Goldstone are a British contemporary girl group formed in 2013, consisting of three members from music and stage backgrounds: Aimie Atkinson (creative director), Helen Wint, and Rhiannnon Porter. Aimie and Helen met whilst with the Dirty Dancing theatre show and formed the group through their love of pop music.

==Career==
===2018: Eurovision: You Decide===
Goldstone were 2018 contestants in Eurovision: You Decide, in a bid to represent the United Kingdom in the Eurovision Song Contest 2018. This was the result of three months of auditions at the BBC's London headquarters, which whittled the contestants down to six finalists.

They performed their pop song, "I Feel The Love" by Eric Lumiere, Joakim Buddee, Laura White and Roel Rats but in the end they lost to SuRie.

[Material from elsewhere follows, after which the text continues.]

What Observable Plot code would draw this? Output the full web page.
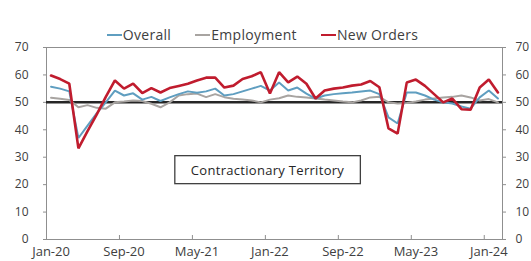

Despite this, the band members were upbeat and positive about the experience performing at the event.

===2018: Voice of Astana winners===
Goldstone were 2018 winners of The Voice of Astana, held in Kazakhstan.

==Other endeavours==
In 2017, Atkinson played Katherine Howard in the Original West End cast of SIX the musical in 2019 and would go on to form a seven piece girl group called SVN in 2021 with six other members of this cast: Millie O'Connell, Natalie May Paris, Alexia McIntosh, Jarnéia Richard-Noel, Maiya Quansah-Breed, and their original dance captain, Grace Mouat. In 2022, the group released a number of singles such as "Woman" and "Free". In 2020, she dominated the West End with the main role of Vivian Ward in the UK production of Pretty Woman: The Musical. Despite all this, Aimie continues to remain close to her Goldstone band members.